- **SUPPLIED MATERIAL**
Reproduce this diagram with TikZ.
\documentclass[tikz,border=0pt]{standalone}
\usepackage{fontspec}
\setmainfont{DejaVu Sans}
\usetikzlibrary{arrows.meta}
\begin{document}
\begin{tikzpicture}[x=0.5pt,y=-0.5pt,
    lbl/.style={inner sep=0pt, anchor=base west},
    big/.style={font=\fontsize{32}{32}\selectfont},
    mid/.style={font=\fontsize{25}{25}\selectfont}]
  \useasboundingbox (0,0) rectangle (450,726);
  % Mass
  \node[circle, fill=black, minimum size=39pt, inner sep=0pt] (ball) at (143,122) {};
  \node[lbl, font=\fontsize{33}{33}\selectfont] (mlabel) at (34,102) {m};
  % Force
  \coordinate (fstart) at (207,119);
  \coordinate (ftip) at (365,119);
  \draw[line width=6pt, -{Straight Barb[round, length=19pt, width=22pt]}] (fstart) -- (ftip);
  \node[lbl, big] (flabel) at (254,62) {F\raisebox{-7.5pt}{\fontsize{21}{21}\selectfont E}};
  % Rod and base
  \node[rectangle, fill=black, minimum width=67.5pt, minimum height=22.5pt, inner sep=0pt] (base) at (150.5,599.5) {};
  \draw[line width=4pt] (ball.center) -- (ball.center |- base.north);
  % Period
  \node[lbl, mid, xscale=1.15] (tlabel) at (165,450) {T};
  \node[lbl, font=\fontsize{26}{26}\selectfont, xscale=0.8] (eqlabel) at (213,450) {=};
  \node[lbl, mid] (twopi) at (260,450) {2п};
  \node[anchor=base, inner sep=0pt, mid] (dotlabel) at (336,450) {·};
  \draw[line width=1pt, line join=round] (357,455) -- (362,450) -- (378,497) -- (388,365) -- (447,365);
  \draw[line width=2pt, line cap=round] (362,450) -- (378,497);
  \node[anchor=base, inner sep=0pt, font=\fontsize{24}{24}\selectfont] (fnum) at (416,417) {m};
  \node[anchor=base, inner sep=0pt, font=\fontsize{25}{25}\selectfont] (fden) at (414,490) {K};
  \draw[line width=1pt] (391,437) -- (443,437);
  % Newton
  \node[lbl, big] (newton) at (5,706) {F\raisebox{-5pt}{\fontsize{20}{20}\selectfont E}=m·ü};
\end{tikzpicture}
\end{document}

- **EXERCISE AIM**
Extract the listing in its entirety and repeat it exactly.

- **OUTPUT FOR THIS EXERCISE**
Reproduce this diagram with TikZ.
\documentclass[tikz,border=0pt]{standalone}
\usepackage{fontspec}
\setmainfont{DejaVu Sans}
\usetikzlibrary{arrows.meta}
\begin{document}
\begin{tikzpicture}[x=0.5pt,y=-0.5pt,
    lbl/.style={inner sep=0pt, anchor=base west},
    big/.style={font=\fontsize{32}{32}\selectfont},
    mid/.style={font=\fontsize{25}{25}\selectfont}]
  \useasboundingbox (0,0) rectangle (450,726);
  % Mass
  \node[circle, fill=black, minimum size=39pt, inner sep=0pt] (ball) at (143,122) {};
  \node[lbl, font=\fontsize{33}{33}\selectfont] (mlabel) at (34,102) {m};
  % Force
  \coordinate (fstart) at (207,119);
  \coordinate (ftip) at (365,119);
  \draw[line width=6pt, -{Straight Barb[round, length=19pt, width=22pt]}] (fstart) -- (ftip);
  \node[lbl, big] (flabel) at (254,62) {F\raisebox{-7.5pt}{\fontsize{21}{21}\selectfont E}};
  % Rod and base
  \node[rectangle, fill=black, minimum width=67.5pt, minimum height=22.5pt, inner sep=0pt] (base) at (150.5,599.5) {};
  \draw[line width=4pt] (ball.center) -- (ball.center |- base.north);
  % Period
  \node[lbl, mid, xscale=1.15] (tlabel) at (165,450) {T};
  \node[lbl, font=\fontsize{26}{26}\selectfont, xscale=0.8] (eqlabel) at (213,450) {=};
  \node[lbl, mid] (twopi) at (260,450) {2п};
  \node[anchor=base, inner sep=0pt, mid] (dotlabel) at (336,450) {·};
  \draw[line width=1pt, line join=round] (357,455) -- (362,450) -- (378,497) -- (388,365) -- (447,365);
  \draw[line width=2pt, line cap=round] (362,450) -- (378,497);
  \node[anchor=base, inner sep=0pt, font=\fontsize{24}{24}\selectfont] (fnum) at (416,417) {m};
  \node[anchor=base, inner sep=0pt, font=\fontsize{25}{25}\selectfont] (fden) at (414,490) {K};
  \draw[line width=1pt] (391,437) -- (443,437);
  % Newton
  \node[lbl, big] (newton) at (5,706) {F\raisebox{-5pt}{\fontsize{20}{20}\selectfont E}=m·ü};
\end{tikzpicture}
\end{document}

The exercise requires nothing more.